# What type of fish eats Betta Poop??



## anglnarnld (Aug 27, 2010)

I need to know because my bettas poop alot and I was wondering if there are any fish out there that eat their poop to and keep my sand look nice and clean ) Thanks you guys ;DDD


----------



## bettablue (Oct 13, 2010)

The best way to keep your tank looking fresh and clean is to syphon it yourself.
I don't believe there are any type of fish that will eat another fishes poop....


----------



## Oldfishlady (Mar 1, 2010)

The only fish I know that kinda eats waste is a Scat but it would eat the Betta too and they get really big.....

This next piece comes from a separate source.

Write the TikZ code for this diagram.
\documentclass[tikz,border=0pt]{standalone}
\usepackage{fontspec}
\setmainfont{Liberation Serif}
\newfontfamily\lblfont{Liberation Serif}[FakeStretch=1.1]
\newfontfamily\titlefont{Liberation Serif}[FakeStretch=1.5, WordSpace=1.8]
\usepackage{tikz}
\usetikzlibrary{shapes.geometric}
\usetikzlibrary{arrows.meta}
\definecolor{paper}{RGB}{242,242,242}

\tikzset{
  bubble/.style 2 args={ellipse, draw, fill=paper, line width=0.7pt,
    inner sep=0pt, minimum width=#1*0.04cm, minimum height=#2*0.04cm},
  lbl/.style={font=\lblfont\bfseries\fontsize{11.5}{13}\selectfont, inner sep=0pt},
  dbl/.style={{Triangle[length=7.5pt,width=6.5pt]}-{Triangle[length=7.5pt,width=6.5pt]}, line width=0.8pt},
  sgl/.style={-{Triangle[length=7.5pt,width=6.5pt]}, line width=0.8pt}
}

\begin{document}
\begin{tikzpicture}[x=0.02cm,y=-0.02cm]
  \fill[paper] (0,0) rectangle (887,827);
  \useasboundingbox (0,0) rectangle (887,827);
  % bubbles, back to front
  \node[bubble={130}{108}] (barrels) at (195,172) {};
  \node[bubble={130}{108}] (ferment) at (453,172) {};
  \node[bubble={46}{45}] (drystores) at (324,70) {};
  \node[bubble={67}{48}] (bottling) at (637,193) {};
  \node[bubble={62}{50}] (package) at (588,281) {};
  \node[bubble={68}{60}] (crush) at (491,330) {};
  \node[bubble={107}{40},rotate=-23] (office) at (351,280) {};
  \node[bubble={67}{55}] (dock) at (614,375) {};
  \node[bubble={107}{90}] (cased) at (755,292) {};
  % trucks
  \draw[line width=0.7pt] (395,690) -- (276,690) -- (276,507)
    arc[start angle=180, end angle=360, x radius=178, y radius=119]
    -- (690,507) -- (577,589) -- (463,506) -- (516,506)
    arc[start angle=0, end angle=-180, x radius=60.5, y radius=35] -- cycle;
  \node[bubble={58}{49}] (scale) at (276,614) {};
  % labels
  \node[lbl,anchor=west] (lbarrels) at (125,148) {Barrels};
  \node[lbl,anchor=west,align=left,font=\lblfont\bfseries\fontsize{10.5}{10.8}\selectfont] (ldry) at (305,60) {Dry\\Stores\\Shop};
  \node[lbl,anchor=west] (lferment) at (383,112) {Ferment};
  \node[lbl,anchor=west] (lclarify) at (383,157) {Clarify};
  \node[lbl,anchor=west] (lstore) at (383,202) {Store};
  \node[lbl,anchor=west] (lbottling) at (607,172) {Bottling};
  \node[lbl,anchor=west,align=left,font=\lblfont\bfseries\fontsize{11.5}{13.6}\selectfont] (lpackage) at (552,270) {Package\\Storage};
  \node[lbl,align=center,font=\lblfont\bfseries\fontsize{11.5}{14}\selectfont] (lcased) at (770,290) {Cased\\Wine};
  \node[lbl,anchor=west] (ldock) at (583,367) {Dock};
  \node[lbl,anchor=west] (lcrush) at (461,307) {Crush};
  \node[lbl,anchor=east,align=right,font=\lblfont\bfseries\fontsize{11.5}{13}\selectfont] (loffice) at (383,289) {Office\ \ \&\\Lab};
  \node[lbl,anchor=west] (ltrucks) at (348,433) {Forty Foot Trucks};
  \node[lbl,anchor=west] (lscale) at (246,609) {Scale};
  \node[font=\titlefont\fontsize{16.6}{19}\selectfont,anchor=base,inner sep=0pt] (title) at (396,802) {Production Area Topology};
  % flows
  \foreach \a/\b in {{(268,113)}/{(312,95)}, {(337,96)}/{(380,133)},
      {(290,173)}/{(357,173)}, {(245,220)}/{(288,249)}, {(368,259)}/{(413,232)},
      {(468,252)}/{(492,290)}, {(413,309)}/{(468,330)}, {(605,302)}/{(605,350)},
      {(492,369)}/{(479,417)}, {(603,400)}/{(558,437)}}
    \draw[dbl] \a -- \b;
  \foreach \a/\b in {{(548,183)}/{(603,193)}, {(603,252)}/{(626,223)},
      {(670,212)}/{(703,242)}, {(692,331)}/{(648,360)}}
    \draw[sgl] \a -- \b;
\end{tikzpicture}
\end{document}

And I agree the best clean up crew for any aquarium is the Hobbyist......weekly to twice weekly water changes with vacuum works wonders....lol....sometimes the trumpet snail can help by turning the poop over in the sand but they poop too......


----------



## Alex09 (Aug 9, 2010)

EVEN if there is another fish that will eat your bettas poo, that fish will have to poo itself. Its beside the point. Dont try to cut corners, just do your water changes with a vacuum cleaner. If you have a small uncycled tank you will have to do 100% water changes.


----------



## anglnarnld (Aug 27, 2010)

Okay thx guys


----------